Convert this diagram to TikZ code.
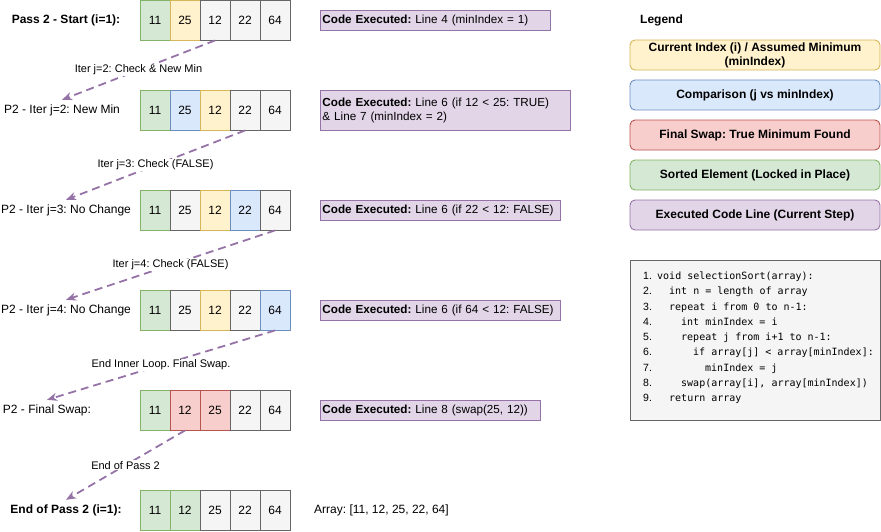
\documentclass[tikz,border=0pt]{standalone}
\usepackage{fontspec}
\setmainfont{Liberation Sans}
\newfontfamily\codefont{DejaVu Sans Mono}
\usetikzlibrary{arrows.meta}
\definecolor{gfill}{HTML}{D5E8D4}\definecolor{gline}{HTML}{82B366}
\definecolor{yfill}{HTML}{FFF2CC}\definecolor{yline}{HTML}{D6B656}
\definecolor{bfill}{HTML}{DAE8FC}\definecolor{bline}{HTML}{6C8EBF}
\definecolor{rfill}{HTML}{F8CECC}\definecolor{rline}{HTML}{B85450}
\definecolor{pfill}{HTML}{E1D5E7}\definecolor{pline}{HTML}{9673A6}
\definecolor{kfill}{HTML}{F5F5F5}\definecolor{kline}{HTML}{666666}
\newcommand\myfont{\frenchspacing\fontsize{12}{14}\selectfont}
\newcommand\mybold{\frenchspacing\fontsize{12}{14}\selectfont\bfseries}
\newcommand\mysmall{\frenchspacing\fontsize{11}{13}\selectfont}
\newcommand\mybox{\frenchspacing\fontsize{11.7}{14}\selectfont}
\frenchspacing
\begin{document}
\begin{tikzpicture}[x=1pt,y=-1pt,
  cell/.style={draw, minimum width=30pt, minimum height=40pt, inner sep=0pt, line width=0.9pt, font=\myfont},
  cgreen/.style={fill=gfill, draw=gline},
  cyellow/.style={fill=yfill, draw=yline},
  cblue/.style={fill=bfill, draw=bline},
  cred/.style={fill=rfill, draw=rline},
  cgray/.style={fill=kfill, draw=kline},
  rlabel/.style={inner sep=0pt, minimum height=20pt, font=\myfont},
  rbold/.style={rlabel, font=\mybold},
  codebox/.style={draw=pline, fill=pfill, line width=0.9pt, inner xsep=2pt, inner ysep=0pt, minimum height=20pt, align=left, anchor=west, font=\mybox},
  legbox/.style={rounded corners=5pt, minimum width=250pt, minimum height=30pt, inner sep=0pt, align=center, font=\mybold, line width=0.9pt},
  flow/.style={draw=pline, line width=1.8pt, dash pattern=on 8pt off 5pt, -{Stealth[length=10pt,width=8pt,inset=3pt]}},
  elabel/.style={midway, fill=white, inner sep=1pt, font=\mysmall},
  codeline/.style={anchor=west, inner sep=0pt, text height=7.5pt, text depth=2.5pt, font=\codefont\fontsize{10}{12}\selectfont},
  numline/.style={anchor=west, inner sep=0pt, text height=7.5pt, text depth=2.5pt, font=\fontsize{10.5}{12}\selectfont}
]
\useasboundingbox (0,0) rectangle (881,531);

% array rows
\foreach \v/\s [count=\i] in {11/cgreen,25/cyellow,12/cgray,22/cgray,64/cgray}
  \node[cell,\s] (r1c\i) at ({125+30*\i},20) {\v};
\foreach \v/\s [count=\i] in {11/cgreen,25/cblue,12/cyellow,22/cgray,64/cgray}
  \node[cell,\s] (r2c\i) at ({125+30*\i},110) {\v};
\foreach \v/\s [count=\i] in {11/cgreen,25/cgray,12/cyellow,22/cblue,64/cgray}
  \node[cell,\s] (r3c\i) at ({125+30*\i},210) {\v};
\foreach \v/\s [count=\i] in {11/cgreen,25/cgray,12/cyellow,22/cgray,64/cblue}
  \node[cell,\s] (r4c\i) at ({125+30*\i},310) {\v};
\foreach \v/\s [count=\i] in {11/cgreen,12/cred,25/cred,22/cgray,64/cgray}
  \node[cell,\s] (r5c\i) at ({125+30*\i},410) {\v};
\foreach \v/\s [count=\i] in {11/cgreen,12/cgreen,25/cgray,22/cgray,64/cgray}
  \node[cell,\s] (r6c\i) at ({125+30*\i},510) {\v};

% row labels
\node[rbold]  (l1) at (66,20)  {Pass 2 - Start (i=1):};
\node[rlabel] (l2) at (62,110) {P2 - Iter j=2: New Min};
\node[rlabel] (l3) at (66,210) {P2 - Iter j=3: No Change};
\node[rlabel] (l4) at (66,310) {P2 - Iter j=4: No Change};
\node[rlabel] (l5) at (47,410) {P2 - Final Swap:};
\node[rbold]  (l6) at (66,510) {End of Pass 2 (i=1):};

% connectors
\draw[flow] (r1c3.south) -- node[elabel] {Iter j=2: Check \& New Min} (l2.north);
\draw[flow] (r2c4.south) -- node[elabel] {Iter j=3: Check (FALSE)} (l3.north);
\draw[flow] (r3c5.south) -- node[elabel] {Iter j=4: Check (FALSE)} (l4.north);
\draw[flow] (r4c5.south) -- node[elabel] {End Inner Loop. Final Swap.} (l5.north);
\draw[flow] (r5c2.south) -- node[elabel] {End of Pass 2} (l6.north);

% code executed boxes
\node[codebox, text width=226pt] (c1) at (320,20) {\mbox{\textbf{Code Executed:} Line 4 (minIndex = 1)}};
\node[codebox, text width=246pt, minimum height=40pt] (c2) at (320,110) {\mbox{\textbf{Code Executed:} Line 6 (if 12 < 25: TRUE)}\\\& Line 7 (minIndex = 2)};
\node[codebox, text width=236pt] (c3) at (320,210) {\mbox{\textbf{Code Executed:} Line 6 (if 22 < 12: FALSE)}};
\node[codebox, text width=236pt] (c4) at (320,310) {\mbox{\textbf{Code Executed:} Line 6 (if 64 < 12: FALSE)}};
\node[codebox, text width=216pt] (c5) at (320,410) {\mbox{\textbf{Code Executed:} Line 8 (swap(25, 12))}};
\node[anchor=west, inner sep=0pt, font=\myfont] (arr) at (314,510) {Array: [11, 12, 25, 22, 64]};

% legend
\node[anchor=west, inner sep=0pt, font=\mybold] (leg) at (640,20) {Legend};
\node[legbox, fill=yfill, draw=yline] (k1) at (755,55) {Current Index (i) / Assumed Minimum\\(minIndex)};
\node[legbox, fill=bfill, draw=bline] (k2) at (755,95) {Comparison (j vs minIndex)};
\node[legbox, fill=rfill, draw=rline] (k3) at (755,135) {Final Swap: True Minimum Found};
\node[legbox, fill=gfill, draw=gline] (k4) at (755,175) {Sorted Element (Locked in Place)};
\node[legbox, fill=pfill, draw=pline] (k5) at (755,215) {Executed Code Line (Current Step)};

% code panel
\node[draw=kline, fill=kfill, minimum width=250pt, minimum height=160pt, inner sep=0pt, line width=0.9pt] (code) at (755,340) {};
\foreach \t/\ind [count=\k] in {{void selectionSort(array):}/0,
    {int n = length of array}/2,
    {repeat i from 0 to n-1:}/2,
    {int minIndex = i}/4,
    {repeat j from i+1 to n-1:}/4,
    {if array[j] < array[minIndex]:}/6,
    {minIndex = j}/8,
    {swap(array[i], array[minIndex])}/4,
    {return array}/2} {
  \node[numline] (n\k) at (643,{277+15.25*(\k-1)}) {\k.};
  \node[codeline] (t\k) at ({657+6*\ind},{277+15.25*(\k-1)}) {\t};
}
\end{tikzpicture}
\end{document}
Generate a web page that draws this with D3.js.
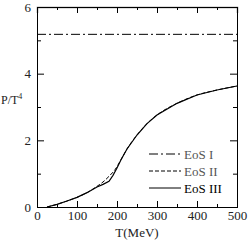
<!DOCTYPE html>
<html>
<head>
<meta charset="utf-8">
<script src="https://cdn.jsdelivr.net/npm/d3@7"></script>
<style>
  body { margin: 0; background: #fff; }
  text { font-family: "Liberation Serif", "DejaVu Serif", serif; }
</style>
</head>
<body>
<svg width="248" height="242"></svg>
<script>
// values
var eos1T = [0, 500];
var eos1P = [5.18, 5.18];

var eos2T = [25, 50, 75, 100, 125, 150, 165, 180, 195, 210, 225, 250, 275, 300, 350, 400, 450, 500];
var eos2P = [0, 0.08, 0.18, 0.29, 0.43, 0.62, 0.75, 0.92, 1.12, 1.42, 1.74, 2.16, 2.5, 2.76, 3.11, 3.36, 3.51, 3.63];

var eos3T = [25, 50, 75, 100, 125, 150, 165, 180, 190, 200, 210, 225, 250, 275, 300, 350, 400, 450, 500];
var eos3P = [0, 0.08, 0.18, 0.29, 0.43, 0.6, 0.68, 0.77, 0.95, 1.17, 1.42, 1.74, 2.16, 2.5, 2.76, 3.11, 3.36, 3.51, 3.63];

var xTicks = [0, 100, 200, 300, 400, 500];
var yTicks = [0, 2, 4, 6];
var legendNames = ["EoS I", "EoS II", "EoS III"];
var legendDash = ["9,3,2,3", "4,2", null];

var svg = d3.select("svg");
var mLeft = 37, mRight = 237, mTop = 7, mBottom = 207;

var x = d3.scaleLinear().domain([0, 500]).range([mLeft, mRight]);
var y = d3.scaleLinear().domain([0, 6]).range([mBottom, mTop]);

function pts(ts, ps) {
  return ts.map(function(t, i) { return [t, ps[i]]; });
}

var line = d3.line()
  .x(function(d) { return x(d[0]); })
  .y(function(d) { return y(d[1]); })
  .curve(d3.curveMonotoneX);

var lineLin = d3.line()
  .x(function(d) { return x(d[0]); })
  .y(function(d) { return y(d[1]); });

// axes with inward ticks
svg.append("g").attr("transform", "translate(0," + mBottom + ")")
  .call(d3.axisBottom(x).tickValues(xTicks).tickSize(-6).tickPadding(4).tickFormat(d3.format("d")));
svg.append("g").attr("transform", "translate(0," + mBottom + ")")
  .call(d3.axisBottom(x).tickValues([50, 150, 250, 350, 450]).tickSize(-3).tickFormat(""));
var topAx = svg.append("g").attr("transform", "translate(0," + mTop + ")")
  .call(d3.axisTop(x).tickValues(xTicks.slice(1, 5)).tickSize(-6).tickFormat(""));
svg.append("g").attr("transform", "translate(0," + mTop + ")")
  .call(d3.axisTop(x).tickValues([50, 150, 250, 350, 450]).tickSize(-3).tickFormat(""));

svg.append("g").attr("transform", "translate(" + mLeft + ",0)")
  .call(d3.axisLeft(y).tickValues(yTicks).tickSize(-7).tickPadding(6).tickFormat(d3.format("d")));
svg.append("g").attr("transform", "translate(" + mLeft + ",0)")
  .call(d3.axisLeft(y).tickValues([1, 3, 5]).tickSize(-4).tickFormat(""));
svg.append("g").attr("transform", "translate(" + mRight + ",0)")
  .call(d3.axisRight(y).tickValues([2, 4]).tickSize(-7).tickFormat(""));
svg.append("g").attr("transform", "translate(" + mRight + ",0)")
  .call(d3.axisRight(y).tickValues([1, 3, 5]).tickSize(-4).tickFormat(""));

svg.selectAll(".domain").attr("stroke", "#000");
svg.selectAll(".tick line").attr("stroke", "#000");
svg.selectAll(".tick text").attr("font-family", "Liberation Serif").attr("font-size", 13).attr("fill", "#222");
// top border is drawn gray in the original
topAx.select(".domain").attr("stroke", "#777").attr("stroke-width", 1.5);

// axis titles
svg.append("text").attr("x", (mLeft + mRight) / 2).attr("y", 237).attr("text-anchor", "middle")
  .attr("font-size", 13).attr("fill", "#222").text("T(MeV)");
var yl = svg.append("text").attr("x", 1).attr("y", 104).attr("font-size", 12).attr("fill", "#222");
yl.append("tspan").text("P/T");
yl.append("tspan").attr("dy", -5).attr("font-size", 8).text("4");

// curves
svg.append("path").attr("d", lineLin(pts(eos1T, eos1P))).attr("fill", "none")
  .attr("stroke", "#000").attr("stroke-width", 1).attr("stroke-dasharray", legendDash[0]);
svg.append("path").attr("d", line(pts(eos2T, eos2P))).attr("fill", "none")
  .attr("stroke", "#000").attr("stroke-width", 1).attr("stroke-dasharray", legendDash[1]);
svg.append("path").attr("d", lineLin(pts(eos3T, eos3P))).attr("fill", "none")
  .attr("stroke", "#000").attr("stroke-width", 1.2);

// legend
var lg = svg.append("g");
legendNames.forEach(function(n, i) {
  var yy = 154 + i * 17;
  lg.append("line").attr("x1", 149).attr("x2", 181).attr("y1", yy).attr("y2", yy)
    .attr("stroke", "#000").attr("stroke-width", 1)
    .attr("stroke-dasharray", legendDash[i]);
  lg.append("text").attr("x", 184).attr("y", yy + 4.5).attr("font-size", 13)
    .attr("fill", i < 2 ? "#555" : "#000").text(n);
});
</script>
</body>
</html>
☆ ☆ ☆ ☆ ☆ ☆ ☆
*Brief*:
Without the pictures, write out the lines from the beginning of the entries through the line with "(0,0) rectangle (881,531);".

*Exercise response*:
Convert this diagram to TikZ code.
\documentclass[tikz,border=0pt]{standalone}
\usepackage{fontspec}
\setmainfont{Liberation Sans}
\newfontfamily\codefont{DejaVu Sans Mono}
\usetikzlibrary{arrows.meta}
\definecolor{gfill}{HTML}{D5E8D4}\definecolor{gline}{HTML}{82B366}
\definecolor{yfill}{HTML}{FFF2CC}\definecolor{yline}{HTML}{D6B656}
\definecolor{bfill}{HTML}{DAE8FC}\definecolor{bline}{HTML}{6C8EBF}
\definecolor{rfill}{HTML}{F8CECC}\definecolor{rline}{HTML}{B85450}
\definecolor{pfill}{HTML}{E1D5E7}\definecolor{pline}{HTML}{9673A6}
\definecolor{kfill}{HTML}{F5F5F5}\definecolor{kline}{HTML}{666666}
\newcommand\myfont{\frenchspacing\fontsize{12}{14}\selectfont}
\newcommand\mybold{\frenchspacing\fontsize{12}{14}\selectfont\bfseries}
\newcommand\mysmall{\frenchspacing\fontsize{11}{13}\selectfont}
\newcommand\mybox{\frenchspacing\fontsize{11.7}{14}\selectfont}
\frenchspacing
\begin{document}
\begin{tikzpicture}[x=1pt,y=-1pt,
  cell/.style={draw, minimum width=30pt, minimum height=40pt, inner sep=0pt, line width=0.9pt, font=\myfont},
  cgreen/.style={fill=gfill, draw=gline},
  cyellow/.style={fill=yfill, draw=yline},
  cblue/.style={fill=bfill, draw=bline},
  cred/.style={fill=rfill, draw=rline},
  cgray/.style={fill=kfill, draw=kline},
  rlabel/.style={inner sep=0pt, minimum height=20pt, font=\myfont},
  rbold/.style={rlabel, font=\mybold},
  codebox/.style={draw=pline, fill=pfill, line width=0.9pt, inner xsep=2pt, inner ysep=0pt, minimum height=20pt, align=left, anchor=west, font=\mybox},
  legbox/.style={rounded corners=5pt, minimum width=250pt, minimum height=30pt, inner sep=0pt, align=center, font=\mybold, line width=0.9pt},
  flow/.style={draw=pline, line width=1.8pt, dash pattern=on 8pt off 5pt, -{Stealth[length=10pt,width=8pt,inset=3pt]}},
  elabel/.style={midway, fill=white, inner sep=1pt, font=\mysmall},
  codeline/.style={anchor=west, inner sep=0pt, text height=7.5pt, text depth=2.5pt, font=\codefont\fontsize{10}{12}\selectfont},
  numline/.style={anchor=west, inner sep=0pt, text height=7.5pt, text depth=2.5pt, font=\fontsize{10.5}{12}\selectfont}
]
\useasboundingbox (0,0) rectangle (881,531);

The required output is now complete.